**WORK TO COMPLETE:** In the records below, find the line that contains "Write a web" and the line that contains "55.0, 35.4, 13.3];". Set down exactly those lines and every line between them, and nothing more.

**PROVIDED RECORDS:**

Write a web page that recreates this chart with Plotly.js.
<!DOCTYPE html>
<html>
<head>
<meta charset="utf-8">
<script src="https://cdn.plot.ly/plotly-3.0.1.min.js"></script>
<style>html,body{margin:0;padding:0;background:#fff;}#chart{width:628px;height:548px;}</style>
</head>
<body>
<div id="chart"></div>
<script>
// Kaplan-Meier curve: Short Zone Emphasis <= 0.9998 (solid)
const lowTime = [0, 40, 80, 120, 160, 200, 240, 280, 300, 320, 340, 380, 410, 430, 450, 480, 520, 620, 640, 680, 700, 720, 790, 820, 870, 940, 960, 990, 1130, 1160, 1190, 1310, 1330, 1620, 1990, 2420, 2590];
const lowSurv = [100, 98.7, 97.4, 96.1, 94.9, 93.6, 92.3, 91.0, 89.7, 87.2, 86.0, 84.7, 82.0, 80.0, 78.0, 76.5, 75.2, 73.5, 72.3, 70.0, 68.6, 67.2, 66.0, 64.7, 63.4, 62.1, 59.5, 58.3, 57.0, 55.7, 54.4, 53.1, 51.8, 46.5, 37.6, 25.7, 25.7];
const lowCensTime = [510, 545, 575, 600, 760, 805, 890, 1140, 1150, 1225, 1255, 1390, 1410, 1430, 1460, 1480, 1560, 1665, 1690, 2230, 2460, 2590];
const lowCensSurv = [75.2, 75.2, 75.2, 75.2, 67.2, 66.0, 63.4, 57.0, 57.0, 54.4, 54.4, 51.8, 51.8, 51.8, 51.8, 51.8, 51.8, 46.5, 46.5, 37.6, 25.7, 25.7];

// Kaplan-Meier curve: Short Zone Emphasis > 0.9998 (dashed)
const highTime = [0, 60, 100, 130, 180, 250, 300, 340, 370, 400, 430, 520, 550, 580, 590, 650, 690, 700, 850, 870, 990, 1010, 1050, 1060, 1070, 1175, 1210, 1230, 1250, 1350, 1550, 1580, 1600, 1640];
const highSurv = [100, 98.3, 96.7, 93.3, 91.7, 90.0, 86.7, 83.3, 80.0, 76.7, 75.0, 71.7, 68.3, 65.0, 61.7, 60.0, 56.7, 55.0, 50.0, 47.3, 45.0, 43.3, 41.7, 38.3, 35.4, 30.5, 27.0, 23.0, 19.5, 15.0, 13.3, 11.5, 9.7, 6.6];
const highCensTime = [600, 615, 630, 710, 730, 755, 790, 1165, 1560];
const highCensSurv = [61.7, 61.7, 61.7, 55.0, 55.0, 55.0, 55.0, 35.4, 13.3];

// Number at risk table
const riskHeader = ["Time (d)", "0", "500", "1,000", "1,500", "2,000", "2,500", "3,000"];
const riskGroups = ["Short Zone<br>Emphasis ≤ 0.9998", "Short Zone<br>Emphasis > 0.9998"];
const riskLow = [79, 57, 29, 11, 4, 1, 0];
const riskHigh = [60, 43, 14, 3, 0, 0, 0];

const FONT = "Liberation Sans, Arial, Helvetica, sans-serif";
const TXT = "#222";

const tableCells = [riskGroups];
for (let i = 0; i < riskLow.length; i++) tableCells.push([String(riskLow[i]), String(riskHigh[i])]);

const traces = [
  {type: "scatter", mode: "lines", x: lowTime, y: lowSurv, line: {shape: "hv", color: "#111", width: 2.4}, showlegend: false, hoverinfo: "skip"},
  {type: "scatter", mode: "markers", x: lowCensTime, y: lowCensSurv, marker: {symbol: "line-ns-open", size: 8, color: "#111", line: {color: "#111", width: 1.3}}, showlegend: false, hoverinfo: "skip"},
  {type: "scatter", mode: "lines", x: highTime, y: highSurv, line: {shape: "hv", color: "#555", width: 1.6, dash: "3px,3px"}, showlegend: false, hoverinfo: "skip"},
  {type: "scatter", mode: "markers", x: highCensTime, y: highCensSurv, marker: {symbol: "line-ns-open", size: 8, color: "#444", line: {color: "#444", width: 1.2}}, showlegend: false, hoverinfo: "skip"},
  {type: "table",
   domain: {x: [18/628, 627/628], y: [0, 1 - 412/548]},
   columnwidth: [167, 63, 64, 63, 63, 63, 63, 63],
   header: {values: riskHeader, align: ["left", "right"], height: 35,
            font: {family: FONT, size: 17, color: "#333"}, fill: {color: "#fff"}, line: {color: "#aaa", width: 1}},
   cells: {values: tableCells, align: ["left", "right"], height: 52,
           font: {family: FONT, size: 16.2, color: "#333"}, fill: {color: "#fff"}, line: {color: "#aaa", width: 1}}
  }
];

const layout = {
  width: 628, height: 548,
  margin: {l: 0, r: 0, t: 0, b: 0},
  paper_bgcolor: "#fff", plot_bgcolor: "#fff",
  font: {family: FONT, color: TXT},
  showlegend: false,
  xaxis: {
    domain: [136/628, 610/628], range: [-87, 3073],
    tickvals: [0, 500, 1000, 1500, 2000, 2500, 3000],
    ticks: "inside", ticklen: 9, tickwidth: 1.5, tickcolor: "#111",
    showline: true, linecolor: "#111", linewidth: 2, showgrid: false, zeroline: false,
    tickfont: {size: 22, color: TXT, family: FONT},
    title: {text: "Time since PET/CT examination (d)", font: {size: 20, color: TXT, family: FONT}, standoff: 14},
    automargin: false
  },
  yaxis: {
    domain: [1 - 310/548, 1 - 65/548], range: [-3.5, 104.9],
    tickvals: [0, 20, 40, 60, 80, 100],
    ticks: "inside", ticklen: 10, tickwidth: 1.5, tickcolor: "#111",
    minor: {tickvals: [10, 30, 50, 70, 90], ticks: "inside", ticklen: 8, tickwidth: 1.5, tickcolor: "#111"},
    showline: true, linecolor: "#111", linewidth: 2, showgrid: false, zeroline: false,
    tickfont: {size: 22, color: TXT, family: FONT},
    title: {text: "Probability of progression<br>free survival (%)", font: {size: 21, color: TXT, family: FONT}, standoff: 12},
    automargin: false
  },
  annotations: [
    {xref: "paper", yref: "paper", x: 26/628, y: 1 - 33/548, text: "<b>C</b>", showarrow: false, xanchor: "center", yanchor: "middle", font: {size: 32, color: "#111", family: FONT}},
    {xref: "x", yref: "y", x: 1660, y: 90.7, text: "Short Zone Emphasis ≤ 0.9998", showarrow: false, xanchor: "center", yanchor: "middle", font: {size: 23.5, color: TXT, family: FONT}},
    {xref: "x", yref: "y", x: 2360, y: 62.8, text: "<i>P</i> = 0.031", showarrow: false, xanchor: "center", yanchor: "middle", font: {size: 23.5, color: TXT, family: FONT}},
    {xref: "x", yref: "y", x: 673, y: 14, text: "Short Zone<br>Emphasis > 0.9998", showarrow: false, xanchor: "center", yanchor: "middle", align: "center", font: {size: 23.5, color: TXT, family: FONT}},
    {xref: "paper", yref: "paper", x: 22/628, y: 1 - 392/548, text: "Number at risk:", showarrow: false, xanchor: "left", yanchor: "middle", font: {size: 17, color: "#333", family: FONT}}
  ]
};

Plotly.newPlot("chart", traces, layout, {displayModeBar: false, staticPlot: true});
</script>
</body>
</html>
...
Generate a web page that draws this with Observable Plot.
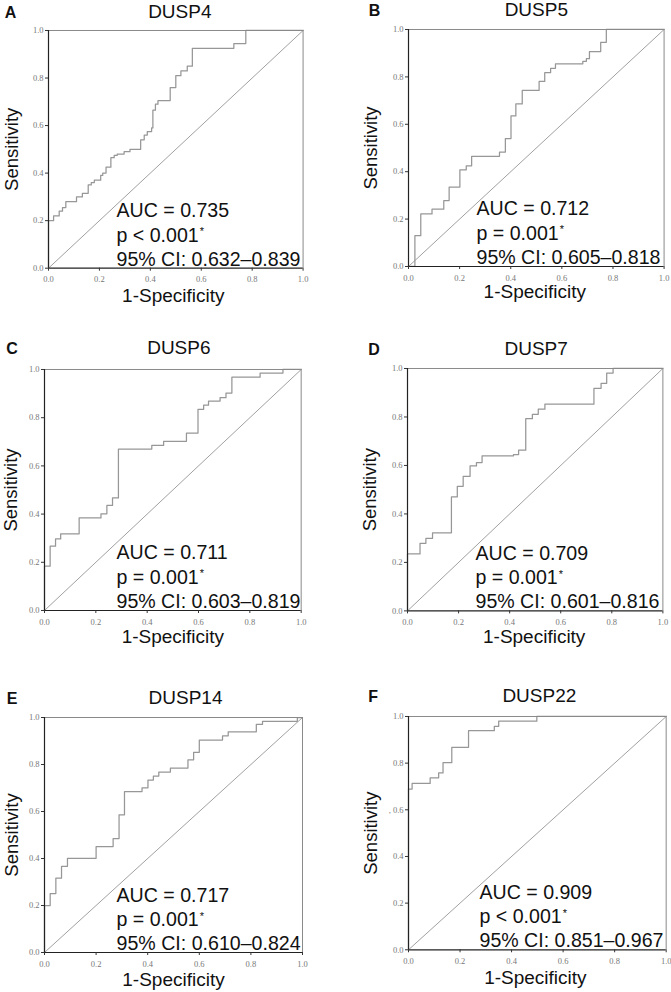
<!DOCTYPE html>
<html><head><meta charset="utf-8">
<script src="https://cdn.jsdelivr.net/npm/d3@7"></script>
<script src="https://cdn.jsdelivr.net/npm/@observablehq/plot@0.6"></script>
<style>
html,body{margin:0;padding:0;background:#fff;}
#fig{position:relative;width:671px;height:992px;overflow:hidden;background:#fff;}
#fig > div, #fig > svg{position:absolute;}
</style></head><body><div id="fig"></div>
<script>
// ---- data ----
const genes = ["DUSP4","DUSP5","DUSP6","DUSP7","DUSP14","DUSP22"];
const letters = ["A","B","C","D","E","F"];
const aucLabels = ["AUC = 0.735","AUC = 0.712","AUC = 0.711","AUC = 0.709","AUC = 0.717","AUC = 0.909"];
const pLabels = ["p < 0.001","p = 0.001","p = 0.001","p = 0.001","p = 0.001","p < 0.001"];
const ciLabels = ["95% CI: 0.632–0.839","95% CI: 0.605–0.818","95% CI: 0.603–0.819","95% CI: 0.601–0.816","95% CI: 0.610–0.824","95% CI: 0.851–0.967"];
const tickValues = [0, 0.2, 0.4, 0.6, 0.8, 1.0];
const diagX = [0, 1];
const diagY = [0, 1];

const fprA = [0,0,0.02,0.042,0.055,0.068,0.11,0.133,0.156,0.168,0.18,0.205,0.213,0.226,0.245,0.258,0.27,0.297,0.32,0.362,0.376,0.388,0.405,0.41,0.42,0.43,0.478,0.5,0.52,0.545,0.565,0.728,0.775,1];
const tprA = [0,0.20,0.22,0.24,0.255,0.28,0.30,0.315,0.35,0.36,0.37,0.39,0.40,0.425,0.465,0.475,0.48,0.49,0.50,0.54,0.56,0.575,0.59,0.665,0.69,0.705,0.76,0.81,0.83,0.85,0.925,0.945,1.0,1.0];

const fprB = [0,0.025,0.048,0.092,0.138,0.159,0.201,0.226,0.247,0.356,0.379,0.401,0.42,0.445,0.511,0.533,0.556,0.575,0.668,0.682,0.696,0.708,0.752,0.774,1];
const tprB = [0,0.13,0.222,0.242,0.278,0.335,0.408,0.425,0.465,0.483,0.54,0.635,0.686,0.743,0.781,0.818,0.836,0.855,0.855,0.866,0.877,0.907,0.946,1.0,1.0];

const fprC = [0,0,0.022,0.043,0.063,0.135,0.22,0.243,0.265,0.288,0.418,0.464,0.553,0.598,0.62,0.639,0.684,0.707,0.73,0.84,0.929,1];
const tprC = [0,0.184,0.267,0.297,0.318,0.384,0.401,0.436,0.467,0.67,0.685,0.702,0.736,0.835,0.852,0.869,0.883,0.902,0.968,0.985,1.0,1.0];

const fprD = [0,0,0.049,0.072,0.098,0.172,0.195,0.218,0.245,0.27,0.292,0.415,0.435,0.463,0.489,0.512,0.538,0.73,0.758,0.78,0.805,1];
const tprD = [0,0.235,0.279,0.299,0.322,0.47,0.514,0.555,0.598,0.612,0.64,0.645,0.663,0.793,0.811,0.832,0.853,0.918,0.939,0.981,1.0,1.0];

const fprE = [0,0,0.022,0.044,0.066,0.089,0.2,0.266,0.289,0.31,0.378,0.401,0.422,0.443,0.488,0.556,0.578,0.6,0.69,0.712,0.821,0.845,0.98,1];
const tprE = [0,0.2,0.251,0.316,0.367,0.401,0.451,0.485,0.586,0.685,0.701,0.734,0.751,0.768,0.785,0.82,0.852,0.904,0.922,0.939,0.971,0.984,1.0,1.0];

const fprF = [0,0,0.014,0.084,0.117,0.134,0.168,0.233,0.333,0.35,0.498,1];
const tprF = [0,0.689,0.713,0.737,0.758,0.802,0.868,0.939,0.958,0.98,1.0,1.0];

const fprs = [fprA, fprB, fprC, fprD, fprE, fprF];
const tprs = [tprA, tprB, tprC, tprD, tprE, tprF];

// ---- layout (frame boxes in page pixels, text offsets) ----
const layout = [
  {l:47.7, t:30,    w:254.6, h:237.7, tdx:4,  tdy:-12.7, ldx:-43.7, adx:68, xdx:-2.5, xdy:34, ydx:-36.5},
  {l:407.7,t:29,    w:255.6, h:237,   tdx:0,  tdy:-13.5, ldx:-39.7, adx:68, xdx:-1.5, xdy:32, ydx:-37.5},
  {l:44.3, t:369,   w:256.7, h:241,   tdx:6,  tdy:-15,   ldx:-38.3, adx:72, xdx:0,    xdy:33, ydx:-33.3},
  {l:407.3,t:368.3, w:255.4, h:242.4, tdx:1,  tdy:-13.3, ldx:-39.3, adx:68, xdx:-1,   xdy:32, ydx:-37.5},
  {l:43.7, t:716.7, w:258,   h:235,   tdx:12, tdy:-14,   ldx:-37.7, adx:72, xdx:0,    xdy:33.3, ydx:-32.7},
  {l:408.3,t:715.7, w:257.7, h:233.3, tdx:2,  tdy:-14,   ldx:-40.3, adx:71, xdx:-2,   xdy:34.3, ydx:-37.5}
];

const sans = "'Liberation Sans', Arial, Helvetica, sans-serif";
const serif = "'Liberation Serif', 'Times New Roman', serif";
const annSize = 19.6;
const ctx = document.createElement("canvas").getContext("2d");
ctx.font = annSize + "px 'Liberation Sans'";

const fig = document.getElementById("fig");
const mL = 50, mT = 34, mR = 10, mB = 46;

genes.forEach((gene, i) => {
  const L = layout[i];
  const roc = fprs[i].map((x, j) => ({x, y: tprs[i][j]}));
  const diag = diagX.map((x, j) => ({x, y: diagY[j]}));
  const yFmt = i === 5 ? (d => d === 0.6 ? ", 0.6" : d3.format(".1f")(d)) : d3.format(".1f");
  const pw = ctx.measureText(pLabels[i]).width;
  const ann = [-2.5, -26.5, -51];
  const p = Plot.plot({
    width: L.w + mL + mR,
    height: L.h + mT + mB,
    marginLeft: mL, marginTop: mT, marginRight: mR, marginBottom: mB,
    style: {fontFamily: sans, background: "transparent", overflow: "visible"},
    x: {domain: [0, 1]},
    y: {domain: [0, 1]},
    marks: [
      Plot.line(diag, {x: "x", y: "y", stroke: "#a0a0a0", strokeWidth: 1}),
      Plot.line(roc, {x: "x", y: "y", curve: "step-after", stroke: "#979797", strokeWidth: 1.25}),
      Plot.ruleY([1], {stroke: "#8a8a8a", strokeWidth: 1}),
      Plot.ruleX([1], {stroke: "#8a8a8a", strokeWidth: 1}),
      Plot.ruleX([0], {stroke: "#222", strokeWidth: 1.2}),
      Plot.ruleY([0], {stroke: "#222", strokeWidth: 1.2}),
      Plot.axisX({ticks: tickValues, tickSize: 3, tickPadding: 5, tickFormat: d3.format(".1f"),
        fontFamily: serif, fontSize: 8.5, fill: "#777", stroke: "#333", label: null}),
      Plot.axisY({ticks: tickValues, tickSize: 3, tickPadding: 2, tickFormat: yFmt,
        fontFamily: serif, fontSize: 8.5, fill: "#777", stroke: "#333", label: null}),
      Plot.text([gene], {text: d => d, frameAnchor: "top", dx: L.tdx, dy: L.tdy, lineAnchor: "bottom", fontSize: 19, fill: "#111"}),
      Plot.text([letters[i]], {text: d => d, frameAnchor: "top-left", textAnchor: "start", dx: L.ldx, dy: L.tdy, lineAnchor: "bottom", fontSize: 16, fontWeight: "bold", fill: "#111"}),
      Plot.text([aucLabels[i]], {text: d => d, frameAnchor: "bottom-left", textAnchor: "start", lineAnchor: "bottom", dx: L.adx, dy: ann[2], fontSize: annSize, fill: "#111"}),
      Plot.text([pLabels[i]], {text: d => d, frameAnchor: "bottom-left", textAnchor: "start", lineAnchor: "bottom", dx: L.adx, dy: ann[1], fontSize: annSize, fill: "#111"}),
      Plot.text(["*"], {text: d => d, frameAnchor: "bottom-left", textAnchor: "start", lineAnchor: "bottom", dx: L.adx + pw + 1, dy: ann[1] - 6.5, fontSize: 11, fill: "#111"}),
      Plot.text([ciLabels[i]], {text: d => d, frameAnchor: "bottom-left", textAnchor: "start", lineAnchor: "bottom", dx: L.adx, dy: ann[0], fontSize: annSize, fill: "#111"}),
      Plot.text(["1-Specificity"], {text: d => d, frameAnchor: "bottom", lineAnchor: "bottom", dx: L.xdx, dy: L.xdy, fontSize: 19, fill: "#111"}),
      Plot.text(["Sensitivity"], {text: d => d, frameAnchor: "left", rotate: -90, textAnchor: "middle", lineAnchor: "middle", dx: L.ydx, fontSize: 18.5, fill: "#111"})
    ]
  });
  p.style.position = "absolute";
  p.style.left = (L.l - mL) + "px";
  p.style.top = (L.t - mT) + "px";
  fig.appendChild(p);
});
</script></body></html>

**FULL OUTPUT:**
Write a web page that recreates this chart with Plotly.js.
<!DOCTYPE html>
<html>
<head>
<meta charset="utf-8">
<script src="https://cdn.plot.ly/plotly-3.0.1.min.js"></script>
<style>html,body{margin:0;padding:0;background:#fff;}#chart{width:628px;height:548px;}</style>
</head>
<body>
<div id="chart"></div>
<script>
// Kaplan-Meier curve: Short Zone Emphasis <= 0.9998 (solid)
const lowTime = [0, 40, 80, 120, 160, 200, 240, 280, 300, 320, 340, 380, 410, 430, 450, 480, 520, 620, 640, 680, 700, 720, 790, 820, 870, 940, 960, 990, 1130, 1160, 1190, 1310, 1330, 1620, 1990, 2420, 2590];
const lowSurv = [100, 98.7, 97.4, 96.1, 94.9, 93.6, 92.3, 91.0, 89.7, 87.2, 86.0, 84.7, 82.0, 80.0, 78.0, 76.5, 75.2, 73.5, 72.3, 70.0, 68.6, 67.2, 66.0, 64.7, 63.4, 62.1, 59.5, 58.3, 57.0, 55.7, 54.4, 53.1, 51.8, 46.5, 37.6, 25.7, 25.7];
const lowCensTime = [510, 545, 575, 600, 760, 805, 890, 1140, 1150, 1225, 1255, 1390, 1410, 1430, 1460, 1480, 1560, 1665, 1690, 2230, 2460, 2590];
const lowCensSurv = [75.2, 75.2, 75.2, 75.2, 67.2, 66.0, 63.4, 57.0, 57.0, 54.4, 54.4, 51.8, 51.8, 51.8, 51.8, 51.8, 51.8, 46.5, 46.5, 37.6, 25.7, 25.7];

// Kaplan-Meier curve: Short Zone Emphasis > 0.9998 (dashed)
const highTime = [0, 60, 100, 130, 180, 250, 300, 340, 370, 400, 430, 520, 550, 580, 590, 650, 690, 700, 850, 870, 990, 1010, 1050, 1060, 1070, 1175, 1210, 1230, 1250, 1350, 1550, 1580, 1600, 1640];
const highSurv = [100, 98.3, 96.7, 93.3, 91.7, 90.0, 86.7, 83.3, 80.0, 76.7, 75.0, 71.7, 68.3, 65.0, 61.7, 60.0, 56.7, 55.0, 50.0, 47.3, 45.0, 43.3, 41.7, 38.3, 35.4, 30.5, 27.0, 23.0, 19.5, 15.0, 13.3, 11.5, 9.7, 6.6];
const highCensTime = [600, 615, 630, 710, 730, 755, 790, 1165, 1560];
const highCensSurv = [61.7, 61.7, 61.7, 55.0, 55.0, 55.0, 55.0, 35.4, 13.3];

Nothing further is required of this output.